Coming into Tuesday's third-quarter financial report, Gramercy investors wanted to see modest improvements in key metrics like funds from operations, but they also sought updates on the long-range prospects for the REIT. Gramercy did a good job of growing, and although some company watchers might have preferred stronger results, the REIT seems to be on track to execute on its long-term strategy. Let's look more closely at Gramercy Property Trust to see how it's been doing lately.
Gramercy pulls the trigger
Gramercy Property Trust's third-quarter results showed nice improvements from sluggish performance last quarter. Revenue climbed 3% to $134.9 million, which was almost exactly in line with what most of those following the REIT were expecting to see. Net income available to common shareholders came in at $48.6 million, and adjusted funds from operations of $0.51 per share were up from year-ago levels even though it missed the consensus forecast among investors slightly.
Gramercy's biggest news was an explosion in the pace of its acquisitions.
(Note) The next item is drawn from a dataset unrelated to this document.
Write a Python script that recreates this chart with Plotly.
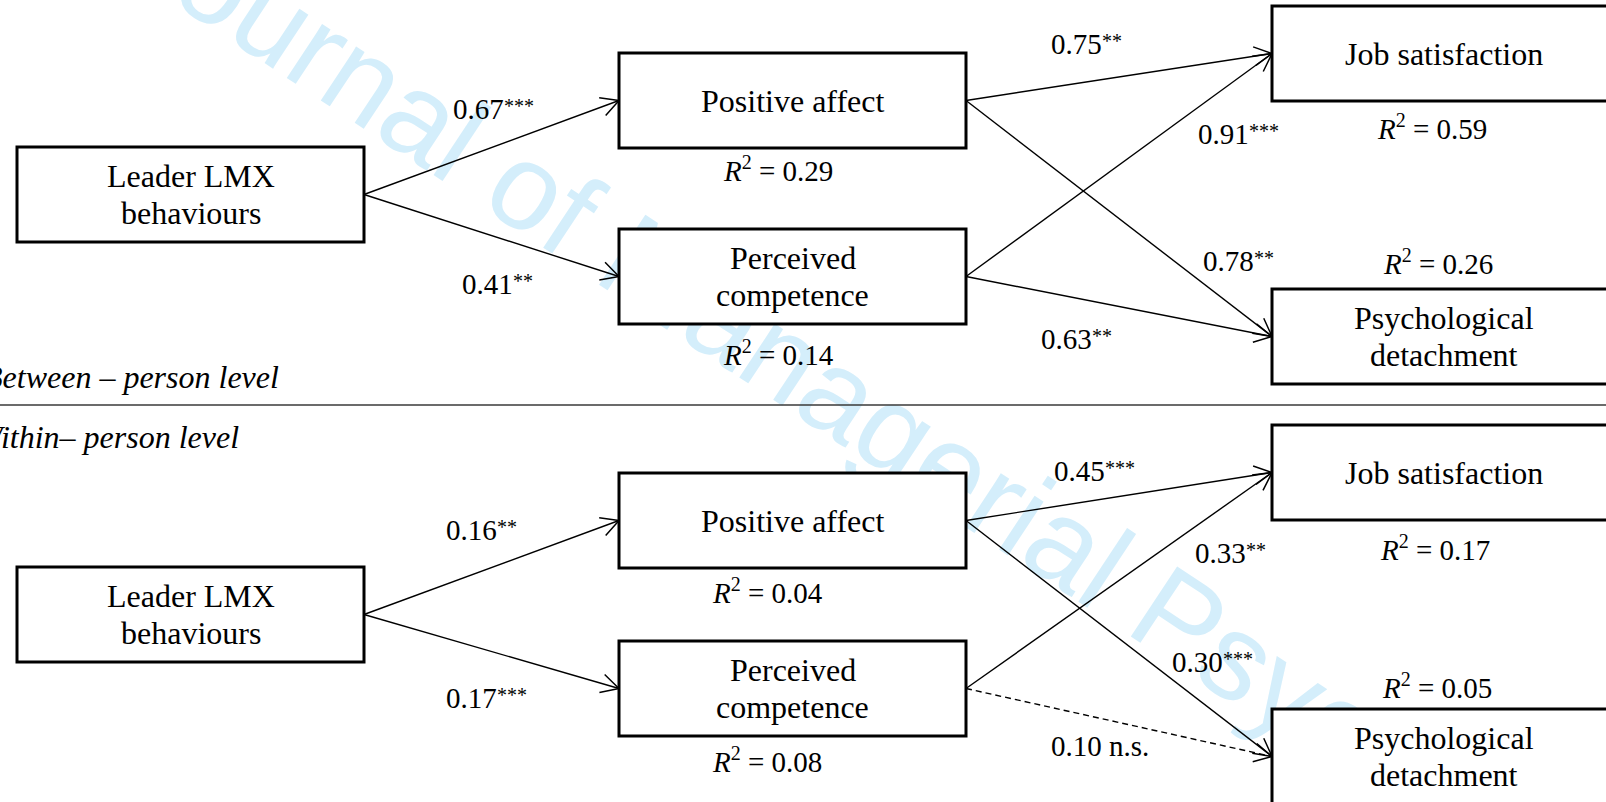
import math
import plotly.graph_objects as go

# ---------------- data ----------------
node_labels = ["Leader LMX<br>behaviours", "Positive affect", "Perceived<br>competence",
               "Job satisfaction", "Psychological<br>detachment"]
path_from = [0, 0, 1, 1, 2, 2]
path_to = [1, 2, 3, 4, 3, 4]
level_names = ["Between – person level", "Within– person level"]
between_coef = [0.67, 0.41, 0.75, 0.78, 0.91, 0.63]
between_sig = ["***", "**", "**", "**", "***", "**"]
within_coef = [0.16, 0.17, 0.45, 0.30, 0.33, 0.10]
within_sig = ["**", "***", "***", "***", "**", "n.s."]
between_r2 = [None, 0.29, 0.14, 0.59, 0.26]
within_r2 = [None, 0.04, 0.08, 0.17, 0.05]
watermark_text = "Journal of Managerial Psychology"

# ---------------- layout (positions / styles) ----------------
W, H = 1606, 802
SERIF = "Liberation Serif, Times New Roman, serif"
BOX_FS, LAB_FS, STAR_FS, LEVEL_FS = 32, 29, 20, 32
node_left = [17, 619, 619, 1272, 1272]
node_width = [347, 347, 347, 344, 344]
node_height = 95
node_top = [[147, 53, 229, 6, 289], [567, 473, 641, 425, 709]]
coef_pos = [[(451, 109), (460, 284), (1049, 44), (1201, 261), (1196, 134), (1039, 339)],
            [(444, 530), (444, 698), (1052, 471), (1170, 662), (1193, 553), (1049, 746)]]
r2_pos = [[None, (778, 169), (778, 353), (1432, 127), (1438, 262)],
          [None, (767, 591), (767, 760), (1435, 548), (1437, 686)]]
level_pos = [(281, 377), (241, 437)]
sep_y = 405
line_gap = 36.5
head_len, head_ang = 20, math.radians(28)
wm_center, wm_angle, wm_size = (909, 425), 33.5, 122
CHAR_W = {".": 0.25}  # Times-like advance widths (em); digits 0.5

levels = [(between_coef, between_sig, between_r2), (within_coef, within_sig, within_r2)]

fig = go.Figure()

# watermark (behind everything)
fig.add_shape(type="rect", x0=wm_center[0] - 1, x1=wm_center[0] + 1,
              y0=wm_center[1] - 1, y1=wm_center[1] + 1, layer="below",
              line=dict(width=0), fillcolor="rgba(0,0,0,0)",
              label=dict(text=watermark_text, textangle=wm_angle, textposition="middle center",
                         font=dict(family="Liberation Sans, Arial, sans-serif", size=wm_size,
                                   color="#d4eefb")))

for li, (coefs, sigs, r2s) in enumerate(levels):
    tops = node_top[li]
    # paths + arrowheads
    for k, (s, t) in enumerate(zip(path_from, path_to)):
        x0 = node_left[s] + node_width[s]
        y0 = tops[s] + node_height / 2
        x1 = node_left[t]
        y1 = tops[t] + node_height / 2
        dashed = sigs[k] == "n.s."
        fig.add_trace(go.Scatter(x=[x0, x1], y=[y0, y1], mode="lines",
                                 line=dict(color="black", width=1.4,
                                           dash="6px,4px" if dashed else "solid"),
                                 hoverinfo="skip"))
        ang = math.atan2(y1 - y0, x1 - x0)
        hx, hy = [], []
        for sgn in (1, -1):
            a = ang + math.pi + sgn * head_ang
            hx.append(x1 + head_len * math.cos(a))
            hy.append(y1 + head_len * math.sin(a))
        fig.add_trace(go.Scatter(x=[hx[0], x1, hx[1]], y=[hy[0], y1, hy[1]], mode="lines",
                                 line=dict(color="black", width=1.5), hoverinfo="skip"))
        cx, cy = coef_pos[li][k]
        num = f"{coefs[k]:.2f}"
        if dashed:
            fig.add_annotation(x=cx, y=cy, text=f"{num} {sigs[k]}", showarrow=False,
                               xanchor="left", yanchor="middle",
                               font=dict(family=SERIF, size=LAB_FS, color="black"))
        else:
            fig.add_annotation(x=cx, y=cy, text=num, showarrow=False, xanchor="left",
                               yanchor="middle",
                               font=dict(family=SERIF, size=LAB_FS, color="black"))
            nw = sum(CHAR_W.get(c, 0.5) for c in num) * LAB_FS
            fig.add_annotation(x=cx + nw, y=cy - 3, text=sigs[k], showarrow=False,
                               xanchor="left", yanchor="middle",
                               font=dict(family=SERIF, size=STAR_FS, color="black"))
    # boxes
    for n, lab in enumerate(node_labels):
        x0, y0 = node_left[n], tops[n]
        fig.add_shape(type="rect", x0=x0, x1=x0 + node_width[n], y0=y0, y1=y0 + node_height,
                      layer="above", line=dict(color="black", width=3), fillcolor="white")
        parts = lab.split("<br>")
        cx = x0 + node_width[n] / 2 if n < 3 else 1444
        cy = y0 + node_height / 2
        for j, p in enumerate(parts):
            yy = cy + (j - (len(parts) - 1) / 2) * line_gap
            fig.add_annotation(x=cx, y=yy, text=p, showarrow=False, xanchor="center",
                               yanchor="middle",
                               font=dict(family=SERIF, size=BOX_FS, color="black"))
        if r2s[n] is not None:
            rx, ry = r2_pos[li][n]
            txt = (f'<span style="font-style:italic;font-size:{LAB_FS}px">R</span>'
                   f'<sup><span style="font-size:20px">2</span></sup> = {r2s[n]:.2f}')
            fig.add_annotation(x=rx, y=ry, text=txt,
                               showarrow=False, xanchor="center", yanchor="middle",
                               font=dict(family=SERIF, size=LAB_FS, color="black"))
    lx, ly = level_pos[li]
    fig.add_annotation(x=lx, y=ly, text=level_names[li], showarrow=False,
                       xanchor="right", yanchor="middle",
                       font=dict(family=SERIF, size=LEVEL_FS, color="black", style="italic"))

fig.add_shape(type="line", xref="paper", x0=-0.01, x1=1.01, y0=sep_y, y1=sep_y,
              layer="above", line=dict(color="#3a3a3a", width=1.5))

fig.update_layout(width=W, height=H, margin=dict(l=0, r=0, t=0, b=0),
                  paper_bgcolor="white", plot_bgcolor="white", showlegend=False,
                  xaxis=dict(range=[0, W], visible=False, fixedrange=True),
                  yaxis=dict(range=[H, 0], visible=False, fixedrange=True))
fig.write_html("out.html", config={"displayModeBar": False},
               post_script="document.body.style.margin='0';document.body.style.overflow='hidden';")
The company bought more than 50 properties encompassing more than 11.4 million square feet, spending nearly $869 million to do so. That roughly quadrupled the rate of purchases that Gramercy had in the second quarter, and the company also spent another $88 million to purchase leased land parcels totaling another 3.1 million square feet in the Miami area. By doing so, Gramercy exceeded its target acquisition activity for the full 2017 year by 30%, bringing total investment to $1.3 billion. Occupancy rates on the acquired property average 95% as of Sept. 30, showing the strength of the real estate market right now.
By contrast, Gramercy held a tight rein on the properties already in its portfolio. The REIT sold only eight assets, and proceeds on the sales amounted to less than $22 million. To put the numbers in perspective, Gramercy has only about $168 million in properties on the market right now, along with about $60 million in assets under contract for sale in the immediate future.
In other business, the REIT's Gramercy Property Europe fund completed its sale of all of its assets as expected. it will receive almost $104 million from the transaction. Also, Gramercy executed five new leases and renewed 11 more, and it had success in sustaining pricing that met its financial needs.
CEO Gordon DuGan was happy with how Gramercy did. "We had another busy quarter," DuGan said, "with nearly $1 billion in new acquisitions and the launch of our new e-commerce joint venture." The CEO noted how the portfolio has shifted toward a more industrial bent, and he believes that the move will benefit Gramercy in the near future.
What's next for Gramercy?
Gramercy is optimistic about its future. With good conditions in the industrial market likely to continue, the REIT is confident that its strategic vision will pay off with better results.
The new e-commerce joint venture will be an interesting part of that vision. In August, Gramercy launched the venture to acquire and manage distribution centers for tenants in the e-commerce industry. Gramercy will contribute 51% of the equity needed for the joint venture, and the venture made its first acquisitions, picking up six newly constructed distribution properties totaling 5.2 million square feet and leasing them for a 15-year initial term. If e-commerce continues to grow the way it has in the recent past, then the move could prove prescient as a driver of further expansion for the REIT.
Gramercy's shareholders appeared to be content with the news, and the stock didn't make any substantial moves in after-hours trading immediately following the announcement. Gramercy made real progress during the quarter, and if conditions in the market remain favorable, then the momentum that the REIT is building could deliver rewards into 2018 and beyond.